Siempre me han gustado las casas grandes. Supongo que se debe a que viví mi infancia en una casa enorme. La planta alta, tan sólo, tenía seis habitaciones de muy buen tamaño. En la azotea había un cuarto que servía de bodega y la planta baja, si bien sólo tenía dos recámaras, contaba con una sala, comedor, cocina y patio muy amplios. A pesar de que sólo habitábamos la planta baja, ya que los cuartos del segundo piso los rentábamos a estudiantes, siempre me sentí dueña de toda mi casa. Y esa sensación de ser dueño de una casa, de saber que en esas paredes está tu historia, tu vida y que todo eso te pertenece, no se compara con nada, no se suple con nada. Lo sé porque a pesar de que dejé esa casa a los nueve años, entendí desde entonces lo que se siente ser dueño de algo, pertenecer a un lugar, tener raíces.

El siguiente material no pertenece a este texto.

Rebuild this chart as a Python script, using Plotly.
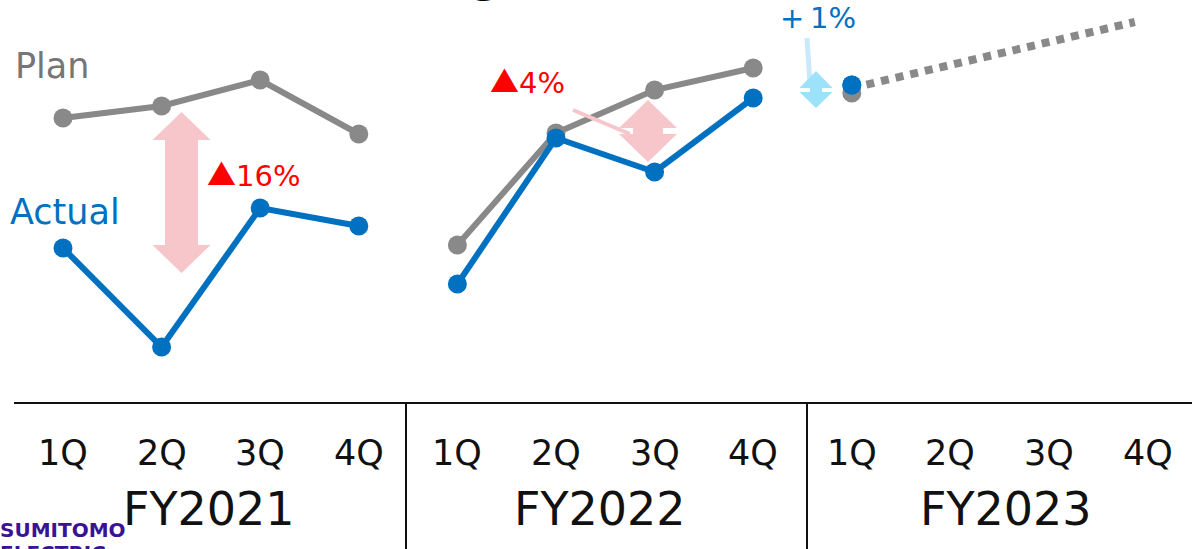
import plotly.graph_objects as go

W, H = 1192, 549
PLOT_BOTTOM = 403  # pixel row of the horizontal axis line

# ---------------- data ----------------
quarters = ["1Q", "2Q", "3Q", "4Q"] * 3
fiscal_years = ["FY2021", "FY2022", "FY2023"]
x_index = list(range(9))  # FY2021 1Q .. FY2023 1Q
plan_values = [71.25, 74.25, 80.75, 67.25, 39.5, 67.5, 78.25, 83.75, 77.5]
actual_values = [38.75, 14.0, 48.75, 44.25, 29.75, 66.25, 57.75, 76.25, 79.5]
forecast_x = [8, 10.87]
forecast_y = [78.75, 95.25]
gap_signs = ["▲", "▲", "+"]
gap_numbers = ["16%", "4%", "1%"]

GRAY = "#898989"
BLUE = "#0070C0"
RED = "#FF0000"
PINK = "#F6C6CA"
LBLUE = "#9BE2FA"
FONT = "DejaVu Sans"
CJK = "Noto Sans CJK JP"

# axis ranges (1 index unit = 98.6 px, 1 value unit = 4 px)
XMIN = -63 / 98.6
XMAX = XMIN + W / 98.6
YMAX = PLOT_BOTTOM / 4


def px(x):
    return x / W


def py(y):
    return (PLOT_BOTTOM - y) / PLOT_BOTTOM


fig = go.Figure()

groups = [range(0, 4), range(4, 8), range(8, 9)]
for vals, color in [(plan_values, GRAY), (actual_values, BLUE)]:
    for g in groups:
        fig.add_trace(go.Scatter(
            x=[x_index[i] for i in g], y=[vals[i] for i in g],
            mode="lines+markers",
            line=dict(color=color, width=6),
            marker=dict(color=color, size=19),
            showlegend=False, hoverinfo="skip", cliponaxis=False,
        ))

fig.add_trace(go.Scatter(
    x=forecast_x, y=forecast_y, mode="lines",
    line=dict(color=GRAY, width=8, dash="8px,7px"),
    showlegend=False, hoverinfo="skip",
))
# redraw FY2023 actual marker over the dotted line start
fig.add_trace(go.Scatter(
    x=[x_index[8]], y=[actual_values[8]], mode="markers",
    marker=dict(color=BLUE, size=19), showlegend=False, hoverinfo="skip",
))

shapes = []


def poly(points, color):
    d = "M " + " L ".join(f"{px(a):.5f},{py(b):.5f}" for a, b in points) + " Z"
    shapes.append(dict(type="path", xref="paper", yref="paper", path=d,
                       fillcolor=color, line=dict(width=0), layer="above"))


def line(x0, y0, x1, y1, color, width):
    shapes.append(dict(type="line", xref="paper", yref="paper",
                       x0=px(x0), y0=py(y0), x1=px(x1), y1=py(y1),
                       line=dict(color=color, width=width), layer="above"))


def double_arrow(cx, top, bottom, head_w, shaft_w, head_top_base, head_bot_base, color):
    hw, sw = head_w / 2, shaft_w / 2
    poly([(cx, top), (cx + hw, head_top_base), (cx + sw, head_top_base),
          (cx + sw, head_bot_base), (cx + hw, head_bot_base), (cx, bottom),
          (cx - hw, head_bot_base), (cx - sw, head_bot_base),
          (cx - sw, head_top_base), (cx - hw, head_top_base)], color)


# axis frame lines
line(14, PLOT_BOTTOM, W, PLOT_BOTTOM, "#111111", 2)
line(406, PLOT_BOTTOM, 406, H + 2, "#111111", 2)
line(807, PLOT_BOTTOM, 807, H + 2, "#111111", 2)

# gap arrows and leader lines
line(573, 110, 630, 134, PINK, 4)
line(807, 38, 810, 84, "#C8EAFB", 5)
double_arrow(181.5, 112, 273, 58, 33, 140, 245, PINK)
double_arrow(648, 100, 162, 58, 30, 128, 134, PINK)
double_arrow(816, 71, 108, 33, 12, 88, 92, LBLUE)

annotations = []


def text(t, x, y, size, color, xanchor="center", yanchor="middle", family=FONT, xref="paper"):
    annotations.append(dict(text=t, x=x if xref == "x" else px(x), y=py(y),
                            xref=xref, yref="paper", showarrow=False,
                            xanchor=xanchor, yanchor=yanchor,
                            font=dict(family=family, size=size, color=color)))


def gap_text(sign, number, cjk=True):
    if cjk:
        return f'<span style="font-family:{CJK}">{sign}</span>{number}'
    return f"{sign}\u2009{number}"


for i, q in enumerate(quarters):
    text(q, i, 453, 35, "#111111", xref="x")
for fy, cx in zip(fiscal_years, [209, 600, 1006]):
    text(fy, cx, 509, 46, "#111111")

text("Plan", 13, 66, 35, "#767676", xanchor="left")
text("Actual", 8, 212, 35, BLUE, xanchor="left")
text(gap_text(gap_signs[0], gap_numbers[0]), 205, 173, 29, RED, xanchor="left")
text(gap_text(gap_signs[1], gap_numbers[1]), 488, 80, 29, RED, xanchor="left")
text(gap_text(gap_signs[2], gap_numbers[2], cjk=False), 778, 18, 29, BLUE, xanchor="left")

# title descender peeking in at the top
text("<b>g</b>", 468, -24, 44, "#000000", xanchor="left")

# logo
text("<b>SUMITOMO</b>", -2, 530, 20, "#3B1296", xanchor="left")
text("<b>ELECTRIC</b>", -2, 553, 20, "#3B1296", xanchor="left")

fig.update_layout(
    width=W, height=H,
    margin=dict(l=0, r=0, t=0, b=H - PLOT_BOTTOM, pad=0),
    paper_bgcolor="white", plot_bgcolor="white",
    xaxis=dict(range=[XMIN, XMAX], visible=False, fixedrange=True),
    yaxis=dict(range=[0, YMAX], visible=False, fixedrange=True),
    shapes=shapes, annotations=annotations,
    showlegend=False,
)

fig.write_html("out.html", config={"displayModeBar": False})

Cuando nos mudamos de Querétaro a Ciudad Valles, llegamos a una casa infinitamente menor. Recuerdo mi desilusión y enfado. Minúscula sala y comedor, una sola recámara y un solo baño, un patiecito interior y una franja de terreno baldío. La casa del hambre, la bautizaría años más tarde en un poema. Ese fue mi casa hasta los 16 años y todavía en mis pesadillas luce sombría. Una pequeña jaula con barrotes y todo. Una fosa, pero también un túnel, un pasaporte falso y sin embargo útil. Es increíble hasta qué punto el espacio que habitamos nos define. Esa casa siempre me expulsaba, me exigía escapar ante la inminente asfixia que me provocaba. Esa casa representa toda la miseria y toda la liberación, todos los miedos y todas las batallas, todo el silencio y todas mis voces. A pesar de que aquel inmueble era mío legalmente, nunca la sentí mi hogar, porque para efectos prácticos, fue sólo un techo, un triste sitio donde guarecerse mientras la tormenta.
De los 16 a los 17 me fui a CONAFE, a dar clases a una pequeña comunidad cerca del ingenio de La Hincada. Los padres de familia de los niños me hospedaban en sus casas, Dormía en sus salas, en catres, en hamacas, en pequeñas camitas instaladas en algún rincón. Yo sólo era una huésped, en todo caso una intrusa, pero a pesar de la sencillez de las casas y la precaria situación económica de sus moradores, me sentía mejor siendo una huésped, me sentía mejor sabiéndome en esa especie de limbo, envuelta de la neblina que rodea al visitante, al nómada.
Después me mudé a Tampico a estudiar la universidad y pasé tres años en una casa de asistencia compartiendo un cuarto en un segundo piso. Era una casa grande pero tan llena de gente que el espacio se acortaba. Casi nunca estaba sola. Siempre había personas en la sala y en la cocina, siempre había que esperar turno para el baño. Y aunque, por fortuna, la mayoría de mis compañeras de cuarto solían pasar poco tiempo en la habitación, de cualquier forma esa habitación tampoco fue mía.
A lo largo de los años fui viviendo en diferentes casas y departamentos. Todos esos lugares siempre me parecieron cajas, pequeñas cajitas de zapatos, donde yo era par o impar, según las circunstancias. Estuve siete años en el último departamento que habité en Tampico y la verdad es que no lo extraño. En realidad creo que toda mi vida lo único que en verdad extrañé fue esa casa amarilla de dos pisos de mi infancia.
Hoy vivo en una casa blanca y grande. No es la casa de mi niñez. No hay historias mías escritas aún en sus muros. Hoy vivo en esta casa hecha de presente sin futuro. Hoy vivo en una casa que me resguarda y al mismo tiempo es frágil. Hoy vivo en una casa no es mía y que comparto, que aún estoy por descubrir. Hoy sé que quiero abrir todas sus puertas.